Именно по этой причине, как считают некоторые белорусские историки, целесообразнее употреблять не официально принятый термин «разделы Речи Посполитой», отражающий исключительно польский взгляд на происшедшее и полностью игнорирующий этнокультурную сущность Западной Руси, а подчёркивать освобождение от многовекового польского ига и воссоединение с Россией этнически белорусских и малороссийских земель.
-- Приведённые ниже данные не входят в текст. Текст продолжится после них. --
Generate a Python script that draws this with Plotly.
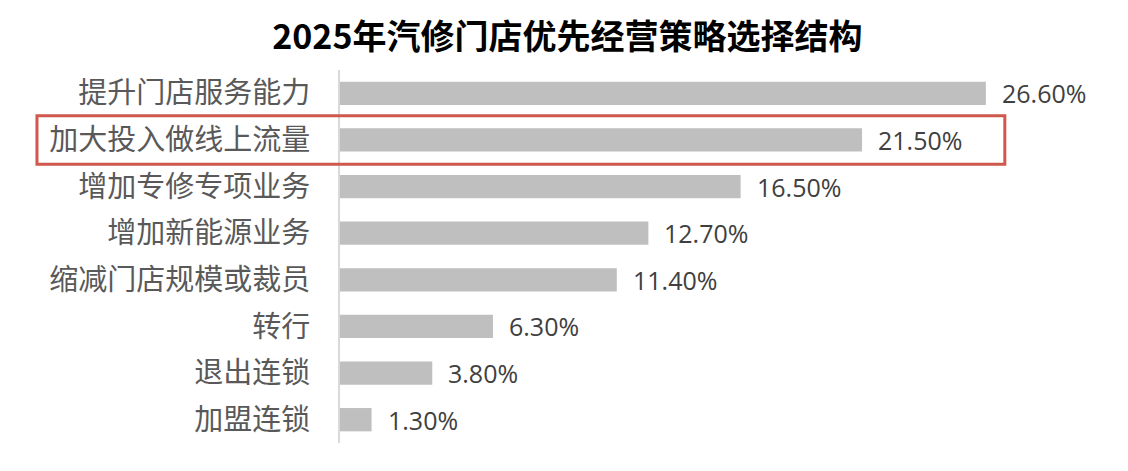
import plotly.graph_objects as go

categories = ["提升门店服务能力", "加大投入做线上流量", "增加专修专项业务", "增加新能源业务",
              "缩减门店规模或裁员", "转行", "退出连锁", "加盟连锁"]
values = [26.6, 21.5, 16.5, 12.7, 11.4, 6.3, 3.8, 1.3]
value_labels = ["26.60%", "21.50%", "16.50%", "12.70%", "11.40%", "6.30%", "3.80%", "1.30%"]
highlight = "加大投入做线上流量"

x_max = 32

fig = go.Figure()
fig.add_trace(go.Bar(
    x=values, y=categories, orientation="h",
    marker=dict(color="#BFBFBF", line=dict(width=0)),
    hoverinfo="skip",
))

for v, c, t in zip(values, categories, value_labels):
    fig.add_annotation(x=v, y=c, text=t, showarrow=False, xanchor="left", xshift=14,
                       font=dict(family="Open Sans, Noto Sans, sans-serif", size=25, color="#404040"))

idx = categories.index(highlight)
n = len(categories)
fig.add_shape(type="rect", xref="paper", yref="paper",
              x0=-0.39, x1=27.38 / x_max,
              y0=1 - (idx + 0.5) / n - 0.52 / n, y1=1 - (idx + 0.5) / n + 0.52 / n,
              line=dict(color="#D0584E", width=3), fillcolor="rgba(0,0,0,0)")

fig.update_layout(
    width=1128, height=471,
    margin=dict(l=340, r=11, t=70, b=28),
    paper_bgcolor="white", plot_bgcolor="white",
    bargap=0.5,
    showlegend=False,
    title=dict(text="<b>2025年汽修门店优先经营策略选择结构</b>", x=0.503, xanchor="center",
               y=0.922, yanchor="middle",
               font=dict(family="Noto Sans CJK SC", size=34, color="#000000")),
)
fig.update_xaxes(range=[0, x_max], visible=False, showgrid=False, zeroline=False)
fig.update_yaxes(autorange="reversed", showgrid=False, zeroline=False,
                 showline=True, linecolor="#D9D9D9", linewidth=2,
                 ticks="", ticklabelstandoff=22,
                 tickfont=dict(family="Noto Sans CJK SC", size=29, color="#595959"))

fig.write_html("out.html")
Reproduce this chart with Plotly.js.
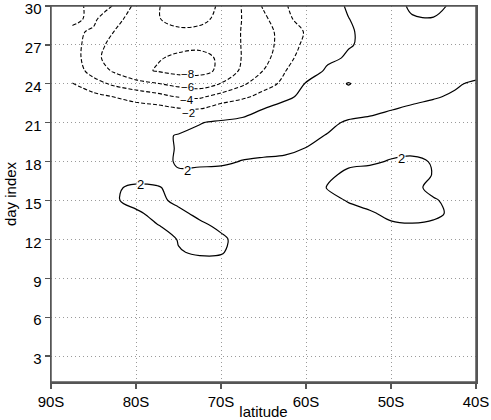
<!DOCTYPE html>
<html>
<head>
<meta charset="utf-8">
<script src="https://cdn.plot.ly/plotly-3.0.1.min.js"></script>
<style>html,body{margin:0;padding:0;background:#fff;overflow:hidden;}#chart{width:491px;height:420px;}</style>
</head>
<body>
<div id="chart"></div>
<script>
// latitude grid (degrees, negative = south)
const lats = [-87.5,-85,-82.5,-80,-77.5,-75,-72.5,-70,-67.5,-65,-62.5,-60,-57.5,-55,-52.5,-50,-47.5,-45,-42.5,-40];
// day index grid
const days = [1,2,3,4,5,6,7,8,9,10,11,12,13,14,15,16,17,18,19,20,21,22,23,24,25,26,27,28,29,30];

// field values, one row per day (day 1 .. day 30)
const day01 = [-0.3,-0.3,-0.2,-0.1,-0.1,0.0,0.0,0.0,0.0,-0.1,-0.1,-0.1,-0.1,-0.1,-0.1,-0.1,-0.1,-0.2,-0.1,-0.1];
const day02 = [-0.3,-0.2,-0.2,-0.1,0.0,0.0,0.1,0.1,0.0,0.0,0.0,-0.1,-0.1,-0.1,0.0,0.0,-0.1,-0.1,-0.1,-0.1];
const day03 = [-0.2,-0.2,-0.1,0.0,0.0,0.1,0.1,0.1,0.1,0.0,0.0,0.0,-0.1,0.0,0.0,0.0,0.0,-0.1,-0.1,0.0];
const day04 = [-0.2,-0.1,-0.1,0.0,0.1,0.1,0.2,0.2,0.1,0.1,0.1,0.0,0.0,0.0,0.0,0.1,0.0,0.0,0.0,0.0];
const day05 = [-0.1,-0.1,0.0,0.1,0.1,0.2,0.3,0.2,0.2,0.2,0.1,0.1,0.0,0.1,0.1,0.1,0.1,0.1,0.0,0.0];
const day06 = [-0.1,0.0,0.0,0.1,0.2,0.3,0.4,0.3,0.3,0.2,0.2,0.1,0.1,0.1,0.1,0.2,0.1,0.1,0.1,0.1];
const day07 = [0.0,0.0,0.1,0.2,0.3,0.4,0.5,0.5,0.4,0.3,0.2,0.2,0.1,0.2,0.2,0.2,0.2,0.2,0.2,0.1];
const day08 = [0.0,0.1,0.1,0.2,0.4,0.6,0.7,0.7,0.5,0.4,0.3,0.2,0.2,0.2,0.3,0.3,0.3,0.3,0.2,0.2];
const day09 = [0.1,0.1,0.2,0.3,0.5,0.8,1.0,0.9,0.7,0.5,0.4,0.3,0.3,0.3,0.3,0.4,0.4,0.4,0.3,0.3];
const day10 = [0.1,0.2,0.3,0.4,0.7,1.1,1.4,1.3,0.9,0.6,0.5,0.4,0.4,0.4,0.4,0.5,0.5,0.5,0.5,0.4];
const day11 = [0.2,0.2,0.3,0.5,0.9,1.9,2.2,2.15,1.2,0.8,0.6,0.5,0.5,0.5,0.6,0.7,0.8,0.8,0.7,0.6];
const day12 = [0.2,0.3,0.4,0.6,1.0,2.1,2.5,2.3,1.4,0.9,0.7,0.6,0.6,0.7,0.9,1.1,1.2,1.2,1.1,0.9];
const day13 = [0.3,0.4,0.6,1.0,1.9,2.5,2.4,1.7,1.1,0.8,0.7,0.8,0.9,1.1,1.4,1.7,1.8,1.7,1.4,1.1];
const day14 = [0.4,0.6,1.0,1.7,2.5,2.4,1.6,1.2,1.0,0.9,0.9,1.0,1.2,1.5,1.8,2.4,2.6,2.3,1.7,1.3];
const day15 = [0.5,0.8,1.8,2.6,2.4,1.6,1.3,1.1,1.0,1.0,1.0,1.2,1.5,2.1,2.6,2.8,2.7,2.1,1.7,1.3];
const day16 = [0.6,0.8,1.8,2.3,2.1,1.6,1.3,1.2,1.2,1.2,1.3,1.5,2.05,2.6,2.8,2.8,2.3,1.7,1.4,1.1];
const day17 = [0.7,0.8,1.0,1.2,1.4,1.8,1.3,1.2,1.2,1.3,1.4,1.5,1.8,2.2,2.5,2.6,2.5,1.95,1.5,1.1];
const day18 = [0.8,0.9,1.0,1.1,1.4,2.2,2.5,2.4,1.9,1.7,1.6,1.6,1.7,1.8,1.8,2.1,2.3,1.9,1.5,1.1];
const day19 = [0.9,0.9,0.9,0.9,1.2,2.2,2.7,2.8,2.8,2.6,2.4,1.95,1.7,1.6,1.6,1.6,1.6,1.5,1.2,0.9];
const day20 = [1.0,0.9,0.8,0.7,1.0,2.3,2.8,3.1,3.3,3.2,3.0,2.5,1.9,1.5,1.3,1.2,1.1,1.0,0.8,0.6];
const day21 = [0.8,0.5,0.2,-0.2,-0.3,0.0,1.85,2.6,3.2,3.4,3.3,3.1,2.5,1.7,1.3,1.0,0.8,0.6,0.4,0.3];
const day22 = [0.2,-0.3,-0.8,-1.2,-1.2,-1.7,-1.85,-0.9,0.2,2.2,3.0,3.2,3.2,3.0,2.7,2.05,1.6,1.2,0.9,0.6];
const day23 = [-0.8,-1.4,-2.05,-2.6,-3.3,-4.1,-4.3,-3.2,-2.5,-1.2,1.5,2.6,3.0,2.9,2.9,2.8,2.6,2.2,1.7,1.3];
const day24 = [-1.95,-3.2,-4.4,-5.3,-5.9,-6.6,-7.0,-5.9,-4.3,-2.9,-1.5,2.3,2.9,1.9,2.9,3.0,2.9,2.6,2.3,1.6];
const day25 = [-2.8,-4.8,-6.3,-7.6,-8.1,-8.6,-8.5,-7.7,-5.6,-3.95,-2.1,-0.3,2.6,3.0,3.0,3.0,2.9,2.8,2.9,3.0];
const day26 = [-3.0,-5.4,-7.0,-7.7,-7.9,-8.2,-8.4,-7.8,-5.9,-4.6,-2.8,-1.0,1.2,2.4,2.8,3.0,2.9,2.8,2.9,3.0];
const day27 = [-3.2,-5.0,-6.8,-7.5,-7.8,-7.7,-7.7,-7.4,-5.9,-4.8,-3.2,-1.5,0.3,1.8,2.6,2.9,2.8,2.7,2.8,3.0];
const day28 = [-3.7,-4.2,-6.1,-7.3,-7.8,-7.7,-7.6,-7.2,-5.9,-4.6,-3.4,-1.8,0.2,1.75,2.6,2.8,2.6,2.5,2.7,2.9];
const day29 = [-4.3,-3.7,-5.3,-7.0,-7.9,-8.5,-8.4,-7.6,-5.95,-4.4,-2.6,-1.0,0.7,1.95,2.9,2.6,2.1,2.05,2.4,2.7];
const day30 = [-4.8,-3.3,-4.1,-6.5,-7.9,-8.6,-8.6,-7.8,-5.9,-3.8,-2.2,-0.8,0.8,2.3,2.8,2.5,1.8,1.7,2.2,2.6];

// axis ticks
const xTickVals = [-90,-80,-70,-60,-50,-40];
const xTickText = ['90S','80S','70S','60S','50S','40S'];
const yTickVals = [3,6,9,12,15,18,21,24,27,30];

// contour label texts
const labelTexts = ['\u22128','\u22126','\u22124','\u22122','2','2','2'];

const z = [day01,day02,day03,day04,day05,day06,day07,day08,day09,day10,
           day11,day12,day13,day14,day15,day16,day17,day18,day19,day20,
           day21,day22,day23,day24,day25,day26,day27,day28,day29,day30];

const FONT = 'Liberation Sans, Arial, Helvetica, sans-serif';
const black = [[0,'#000'],[1,'#000']];

const negTrace = {
  type:'contour', x:lats, y:days, z:z,
  autocontour:false,
  contours:{coloring:'lines', start:-8, end:-2, size:2, showlabels:false},
  line:{width:1.1, dash:'4px,2px', smoothing:1},
  colorscale:black, showscale:false, hoverinfo:'skip'
};
const posTrace = {
  type:'contour', x:lats, y:days, z:z,
  autocontour:false,
  contours:{coloring:'lines', start:2, end:3, size:2, showlabels:false},
  line:{width:1.2, dash:'solid', smoothing:1},
  colorscale:black, showscale:false, hoverinfo:'skip'
};

// placement of the contour labels (text only)
const labelSpots = [[-74.0,24.74],[-74.0,23.72],[-74.0,22.72],[-73.8,21.72],[-73.9,17.35],[-79.5,16.2],[-48.8,18.25]];
const annotations = labelTexts.map((t,i) => ({
  x:labelSpots[i][0], y:labelSpots[i][1], xref:'x', yref:'y',
  text:t, showarrow:false, xanchor:'center', yanchor:'middle',
  font:{family:FONT, size:(i < 4 ? 11.5 : 13), color:'#000'}, bgcolor:'#fff', borderpad:0
}));

const axisCommon = {
  showgrid:true, gridcolor:'#9a9a9a', griddash:'1px,3px', gridwidth:1,
  showline:true, mirror:true, linecolor:'#555', linewidth:1.5,
  ticks:'outside', ticklen:5, tickcolor:'#555', tickwidth:1.2,
  zeroline:false, ticklabeloverflow:'allow',
  tickfont:{family:FONT, size:15, color:'#000'}
};

const layout = {
  width:491, height:420,
  margin:{l:51, r:15, t:6, b:38, pad:0},
  paper_bgcolor:'#fff', plot_bgcolor:'#fff',
  font:{family:FONT, size:15, color:'#000'},
  showlegend:false,
  annotations:annotations,
  shapes:[{type:'rect', xref:'paper', yref:'paper', x0:0, x1:1, y0:0, y1:1,
           line:{color:'#555', width:1.5}, fillcolor:'rgba(0,0,0,0)', layer:'above'}],
  xaxis:Object.assign({}, axisCommon, {
    range:[-90,-40], tickmode:'array', tickvals:xTickVals, ticktext:xTickText,
    title:{text:'latitude', font:{family:FONT, size:15, color:'#000'}, standoff:0}
  }),
  yaxis:Object.assign({}, axisCommon, {
    range:[1,30], tickmode:'array', tickvals:yTickVals, ticklabelshift:3,
    title:{text:'day index', font:{family:FONT, size:15, color:'#000'}, standoff:4}
  })
};

Plotly.newPlot('chart', [negTrace, posTrace], layout, {staticPlot:true, displayModeBar:false});
</script>
</body>
</html>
Понимание немкой по происхождению Екатериной II исторической и этнокультурной специфики западнорусских земель намного опережало уровень и состояние тогдашнего российского общественного мнения, которое вплоть до второй половины XIX века наивно считало земли Западной и Юго-Западной Руси составной частью коренной Польши. Так, русские офицеры, попав в Восточную Галицию в ходе венгерского похода русской армии в 1849 г., удивлялись тому, что подавляющее большинство населения данной области, которую они совершенно искренне считали частью Польши, составляют вовсе не поляки, а русины, язык которых был близок малороссийским диалектам. Осознание истинной историко-культурной природы Белой Руси стало медленно проникать в широкие круги российской общественности только в ходе потрясений, вызванных польским восстанием 1863-1864 годов.
***
К концу XVIII – началу XIX веков окончательно завершился длительный процесс полонизации местной аристократии и шляхты бывшего Великого княжества Литовского (ВКЛ), которые, переходя в католичество, стремительно и полностью усваивали также польскую культуру, язык и польскую идентичность. Ярким и убедительным показателем процесса полонизации высших сословий ВКЛ, который приобрел особый динамизм и размах после заключения Люблинской унии 1569 г. и образования Речи Посполитой, стал тот факт, что уже в конце XVII века польский язык окончательно вытеснил бытовавший здесь ранее западнорусский язык из административной и судебной сферы.
По сути, сам факт заключения Люблинской унии 1569 г. между ВКЛ и Польшей, как справедливо замечал известный русский историк М.К. Любавский, стал результатом глубокой полонизации общественных и государственных институтов ВКЛ. По словам М.К. Любавского, к моменту заключения Люблинской унии «Литва близко подошла к Польше, когда литвин в Польше стал находить то же самое, что и дома… Великий вальный сойм Литовско-Русского государства… ко времени Люблинской унии являлся наилучшим показателем тех успехов, которые сделало это государство во внутренней ассимиляции своей с Польшей…» (Любавский 1900: 6)[1].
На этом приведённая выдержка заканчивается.